The thing that brought me was that each site had two hours of enrichment each day. Well, almost. What brought me in was a surprise overflow of enrollment. Each site was bulging with students so more teachers needed to be hired the Thursday before the program started. I was available and I agreed to start that Monday. I was to be at a struggling middle school in the morning from 9-11am and at a more successful elementary-middle school from 12:30-2:30pm doing theatre with kids that had chosen it from among many enrichment programs (including robotics, African dance, Michael Phelps swim school, Fit Families, hip-hop poetry, media, etc.).
I quickly put together ideas on what I would do with self-selected theatre kids two hours a day for five weeks. I decided this would be a great place to try out my nineteen-page edit of Midsummer Night’s Dream. I got my description in a little late. The coordinators at the struggling middle school printed out an earlier version of the enrichment choices that didn’t include theatre. They didn’t get the update. I wasn’t on the list. On Tuesday, I walked into a classroom of students that decidedly did not want to be there. My in-class survey showed that theatre would have been their last choice, if they had been given a choice. These kids, however, were all absent on the first day so had been put in the room with the most openings: mine. They didn’t want to be there. I was daunted. Midsummer went out the window.
I learned so much from these kids over the next five weeks. And, they learned a lot about themselves and each other. Over the next few postings, I will recount stories from the experience, including the good, the bad, and the really ugly. It culminated in a five-minute play, written by the students, called The Lost Bird of the Rain Forest, which was really a combination of 4 different improv games.
The Monday after the final performance, I received the following email.
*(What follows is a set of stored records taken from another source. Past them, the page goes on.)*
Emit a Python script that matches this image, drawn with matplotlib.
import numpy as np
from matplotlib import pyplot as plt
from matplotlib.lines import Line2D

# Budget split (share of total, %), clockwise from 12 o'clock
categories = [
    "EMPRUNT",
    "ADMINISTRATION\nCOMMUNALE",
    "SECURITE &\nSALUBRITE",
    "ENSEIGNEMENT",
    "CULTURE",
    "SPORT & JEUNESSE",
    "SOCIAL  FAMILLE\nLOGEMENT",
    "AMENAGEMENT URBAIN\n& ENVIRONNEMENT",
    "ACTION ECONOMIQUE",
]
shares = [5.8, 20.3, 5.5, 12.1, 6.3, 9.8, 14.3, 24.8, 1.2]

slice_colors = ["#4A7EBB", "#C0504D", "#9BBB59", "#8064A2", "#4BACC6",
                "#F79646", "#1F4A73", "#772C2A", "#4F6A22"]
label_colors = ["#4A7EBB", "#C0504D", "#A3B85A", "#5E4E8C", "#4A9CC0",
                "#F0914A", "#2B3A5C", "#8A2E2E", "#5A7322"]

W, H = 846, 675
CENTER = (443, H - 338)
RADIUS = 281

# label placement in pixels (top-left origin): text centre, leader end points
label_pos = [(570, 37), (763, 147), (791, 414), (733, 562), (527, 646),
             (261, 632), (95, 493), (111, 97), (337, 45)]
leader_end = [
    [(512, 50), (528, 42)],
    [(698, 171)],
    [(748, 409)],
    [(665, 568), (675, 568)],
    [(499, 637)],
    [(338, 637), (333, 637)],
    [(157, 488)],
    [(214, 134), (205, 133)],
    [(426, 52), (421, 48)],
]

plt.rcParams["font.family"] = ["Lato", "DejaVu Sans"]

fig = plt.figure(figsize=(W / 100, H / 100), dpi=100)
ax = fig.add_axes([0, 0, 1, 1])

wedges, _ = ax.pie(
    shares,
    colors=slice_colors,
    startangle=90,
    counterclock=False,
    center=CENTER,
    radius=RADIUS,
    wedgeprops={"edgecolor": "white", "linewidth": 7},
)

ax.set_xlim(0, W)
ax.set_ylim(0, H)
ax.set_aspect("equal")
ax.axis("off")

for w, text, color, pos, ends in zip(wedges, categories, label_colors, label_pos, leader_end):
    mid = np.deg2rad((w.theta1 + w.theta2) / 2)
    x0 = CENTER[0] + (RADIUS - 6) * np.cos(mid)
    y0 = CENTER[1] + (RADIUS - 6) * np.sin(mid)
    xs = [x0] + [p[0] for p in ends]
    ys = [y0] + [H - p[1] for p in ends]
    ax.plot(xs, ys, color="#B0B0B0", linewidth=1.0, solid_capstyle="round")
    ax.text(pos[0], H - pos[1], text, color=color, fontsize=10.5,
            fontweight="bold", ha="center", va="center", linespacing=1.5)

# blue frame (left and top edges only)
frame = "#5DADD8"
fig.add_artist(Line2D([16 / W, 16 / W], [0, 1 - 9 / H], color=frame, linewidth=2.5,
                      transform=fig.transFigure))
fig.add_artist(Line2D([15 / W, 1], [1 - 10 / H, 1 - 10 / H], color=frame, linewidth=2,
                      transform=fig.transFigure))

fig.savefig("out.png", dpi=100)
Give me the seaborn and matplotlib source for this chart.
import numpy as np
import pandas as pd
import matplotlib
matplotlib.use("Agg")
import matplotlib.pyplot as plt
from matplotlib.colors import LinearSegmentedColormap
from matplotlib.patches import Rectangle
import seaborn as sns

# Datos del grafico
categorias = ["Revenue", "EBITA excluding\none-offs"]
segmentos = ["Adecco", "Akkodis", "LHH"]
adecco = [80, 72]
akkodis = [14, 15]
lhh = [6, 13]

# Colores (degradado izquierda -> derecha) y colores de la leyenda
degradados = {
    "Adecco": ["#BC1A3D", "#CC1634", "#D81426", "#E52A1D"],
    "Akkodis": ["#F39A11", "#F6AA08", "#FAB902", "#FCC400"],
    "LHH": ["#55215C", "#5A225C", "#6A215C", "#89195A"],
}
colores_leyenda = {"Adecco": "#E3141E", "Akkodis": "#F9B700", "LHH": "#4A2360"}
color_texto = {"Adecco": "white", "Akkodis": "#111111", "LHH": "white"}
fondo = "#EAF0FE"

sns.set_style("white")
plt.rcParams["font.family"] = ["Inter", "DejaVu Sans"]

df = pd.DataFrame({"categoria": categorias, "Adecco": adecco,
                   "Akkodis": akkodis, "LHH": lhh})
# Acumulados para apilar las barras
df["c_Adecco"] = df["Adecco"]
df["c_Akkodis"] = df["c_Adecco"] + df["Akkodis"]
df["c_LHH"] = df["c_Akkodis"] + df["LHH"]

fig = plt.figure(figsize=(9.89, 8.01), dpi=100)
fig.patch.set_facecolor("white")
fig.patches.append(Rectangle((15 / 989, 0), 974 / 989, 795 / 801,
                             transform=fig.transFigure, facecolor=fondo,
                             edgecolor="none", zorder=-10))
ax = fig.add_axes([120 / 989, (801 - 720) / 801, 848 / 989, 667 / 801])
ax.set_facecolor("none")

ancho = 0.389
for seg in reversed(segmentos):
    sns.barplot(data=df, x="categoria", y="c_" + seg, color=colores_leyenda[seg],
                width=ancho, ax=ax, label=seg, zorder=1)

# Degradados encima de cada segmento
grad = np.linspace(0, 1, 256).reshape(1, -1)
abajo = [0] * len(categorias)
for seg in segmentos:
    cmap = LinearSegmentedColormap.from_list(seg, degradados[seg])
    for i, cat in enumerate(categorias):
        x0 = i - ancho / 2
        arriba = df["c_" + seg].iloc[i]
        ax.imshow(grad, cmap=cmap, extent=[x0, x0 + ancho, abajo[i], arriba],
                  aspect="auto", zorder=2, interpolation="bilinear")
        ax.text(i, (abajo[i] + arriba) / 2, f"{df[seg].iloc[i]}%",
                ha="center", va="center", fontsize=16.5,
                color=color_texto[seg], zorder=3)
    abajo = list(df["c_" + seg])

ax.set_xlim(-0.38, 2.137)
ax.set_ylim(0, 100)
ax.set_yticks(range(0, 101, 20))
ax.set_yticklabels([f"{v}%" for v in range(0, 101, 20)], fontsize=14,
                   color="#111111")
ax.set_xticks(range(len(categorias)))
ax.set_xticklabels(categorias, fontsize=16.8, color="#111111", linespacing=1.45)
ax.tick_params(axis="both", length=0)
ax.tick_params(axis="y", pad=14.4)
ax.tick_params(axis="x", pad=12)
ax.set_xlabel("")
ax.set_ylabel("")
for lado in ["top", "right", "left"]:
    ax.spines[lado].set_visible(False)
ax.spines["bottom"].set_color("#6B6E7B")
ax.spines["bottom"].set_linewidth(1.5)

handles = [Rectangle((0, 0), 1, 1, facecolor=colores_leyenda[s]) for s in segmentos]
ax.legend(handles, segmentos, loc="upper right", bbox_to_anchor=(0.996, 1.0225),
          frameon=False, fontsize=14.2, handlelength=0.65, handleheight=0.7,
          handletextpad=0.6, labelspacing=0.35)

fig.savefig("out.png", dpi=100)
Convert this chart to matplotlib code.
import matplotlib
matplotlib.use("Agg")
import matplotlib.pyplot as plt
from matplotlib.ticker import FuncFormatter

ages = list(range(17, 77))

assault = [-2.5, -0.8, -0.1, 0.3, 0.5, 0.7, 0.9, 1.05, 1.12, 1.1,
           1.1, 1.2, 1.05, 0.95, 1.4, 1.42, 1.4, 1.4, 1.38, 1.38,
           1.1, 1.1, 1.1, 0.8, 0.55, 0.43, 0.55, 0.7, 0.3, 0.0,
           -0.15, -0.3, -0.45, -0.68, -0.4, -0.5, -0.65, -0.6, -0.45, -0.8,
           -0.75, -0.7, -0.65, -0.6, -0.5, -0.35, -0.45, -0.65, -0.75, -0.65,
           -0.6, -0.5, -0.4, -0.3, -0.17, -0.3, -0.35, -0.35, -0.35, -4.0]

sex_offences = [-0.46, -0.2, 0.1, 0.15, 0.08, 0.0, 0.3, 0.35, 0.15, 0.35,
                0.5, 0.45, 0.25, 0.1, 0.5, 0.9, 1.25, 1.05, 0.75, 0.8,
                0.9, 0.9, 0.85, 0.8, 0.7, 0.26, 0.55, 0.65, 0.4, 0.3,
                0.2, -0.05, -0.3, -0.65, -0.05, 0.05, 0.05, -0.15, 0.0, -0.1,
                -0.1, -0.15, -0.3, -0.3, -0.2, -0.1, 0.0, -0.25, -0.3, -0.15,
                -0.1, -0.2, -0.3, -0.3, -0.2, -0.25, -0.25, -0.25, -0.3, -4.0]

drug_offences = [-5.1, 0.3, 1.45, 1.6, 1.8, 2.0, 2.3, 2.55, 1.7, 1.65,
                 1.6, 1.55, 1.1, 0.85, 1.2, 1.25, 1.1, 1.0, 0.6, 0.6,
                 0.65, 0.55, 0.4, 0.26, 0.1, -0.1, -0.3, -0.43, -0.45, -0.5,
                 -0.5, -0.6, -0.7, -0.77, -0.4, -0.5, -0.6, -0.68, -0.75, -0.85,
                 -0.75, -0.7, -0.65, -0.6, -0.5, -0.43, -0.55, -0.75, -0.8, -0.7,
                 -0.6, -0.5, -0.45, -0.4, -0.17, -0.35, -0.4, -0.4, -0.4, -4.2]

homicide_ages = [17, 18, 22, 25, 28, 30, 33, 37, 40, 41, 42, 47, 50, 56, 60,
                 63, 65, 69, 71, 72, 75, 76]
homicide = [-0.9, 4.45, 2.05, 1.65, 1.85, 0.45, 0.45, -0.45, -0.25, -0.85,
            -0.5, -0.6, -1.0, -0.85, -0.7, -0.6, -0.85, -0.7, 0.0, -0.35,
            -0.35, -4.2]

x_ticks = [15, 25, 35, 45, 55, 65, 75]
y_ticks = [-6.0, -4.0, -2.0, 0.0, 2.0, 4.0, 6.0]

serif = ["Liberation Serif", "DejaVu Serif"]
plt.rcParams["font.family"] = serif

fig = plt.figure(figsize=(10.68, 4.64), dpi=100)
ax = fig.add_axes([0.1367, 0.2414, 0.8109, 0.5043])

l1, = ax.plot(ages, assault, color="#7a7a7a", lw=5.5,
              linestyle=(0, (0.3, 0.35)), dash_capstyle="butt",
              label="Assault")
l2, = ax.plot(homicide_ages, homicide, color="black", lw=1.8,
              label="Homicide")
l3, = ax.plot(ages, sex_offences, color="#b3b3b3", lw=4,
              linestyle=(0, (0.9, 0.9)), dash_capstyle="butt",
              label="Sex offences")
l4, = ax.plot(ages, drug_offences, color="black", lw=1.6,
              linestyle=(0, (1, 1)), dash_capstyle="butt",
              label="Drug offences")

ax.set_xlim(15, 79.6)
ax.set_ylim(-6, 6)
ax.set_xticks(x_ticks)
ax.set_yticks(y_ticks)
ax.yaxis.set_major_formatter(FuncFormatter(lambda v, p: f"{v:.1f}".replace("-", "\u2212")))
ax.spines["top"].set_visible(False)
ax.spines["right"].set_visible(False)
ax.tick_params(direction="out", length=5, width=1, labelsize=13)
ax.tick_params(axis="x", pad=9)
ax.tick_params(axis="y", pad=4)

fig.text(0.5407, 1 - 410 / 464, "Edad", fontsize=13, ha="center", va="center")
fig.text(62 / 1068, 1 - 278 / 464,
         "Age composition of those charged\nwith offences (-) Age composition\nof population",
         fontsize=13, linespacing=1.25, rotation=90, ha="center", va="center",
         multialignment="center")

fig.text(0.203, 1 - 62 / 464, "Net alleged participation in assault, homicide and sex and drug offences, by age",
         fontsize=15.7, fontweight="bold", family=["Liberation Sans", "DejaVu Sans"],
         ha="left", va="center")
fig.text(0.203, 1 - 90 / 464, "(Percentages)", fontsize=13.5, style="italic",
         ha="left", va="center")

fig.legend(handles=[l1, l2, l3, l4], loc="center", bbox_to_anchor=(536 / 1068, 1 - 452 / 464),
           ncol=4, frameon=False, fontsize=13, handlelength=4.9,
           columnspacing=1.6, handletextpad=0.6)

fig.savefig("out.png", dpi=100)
This is why I do what I do:
hey mrs weber how are you , do you know i miss you already i just want to see you again and my class play them games everyday see your smile on your face and when me and A. be making you laugh when we do our plays . i woke up monday morning bright and early waiting to see you my mother came in the room and said where you goin i said to camp i want to go to theater today and see mrs weber . my mother said well you are goin to be the only one there rember camp is over with , i sat there with my eyes getting waterteree saying oh yheea i forgot then i went back to sleep crying my eyes out . mrs weber i miss you soo much cant wait to see you again i love you.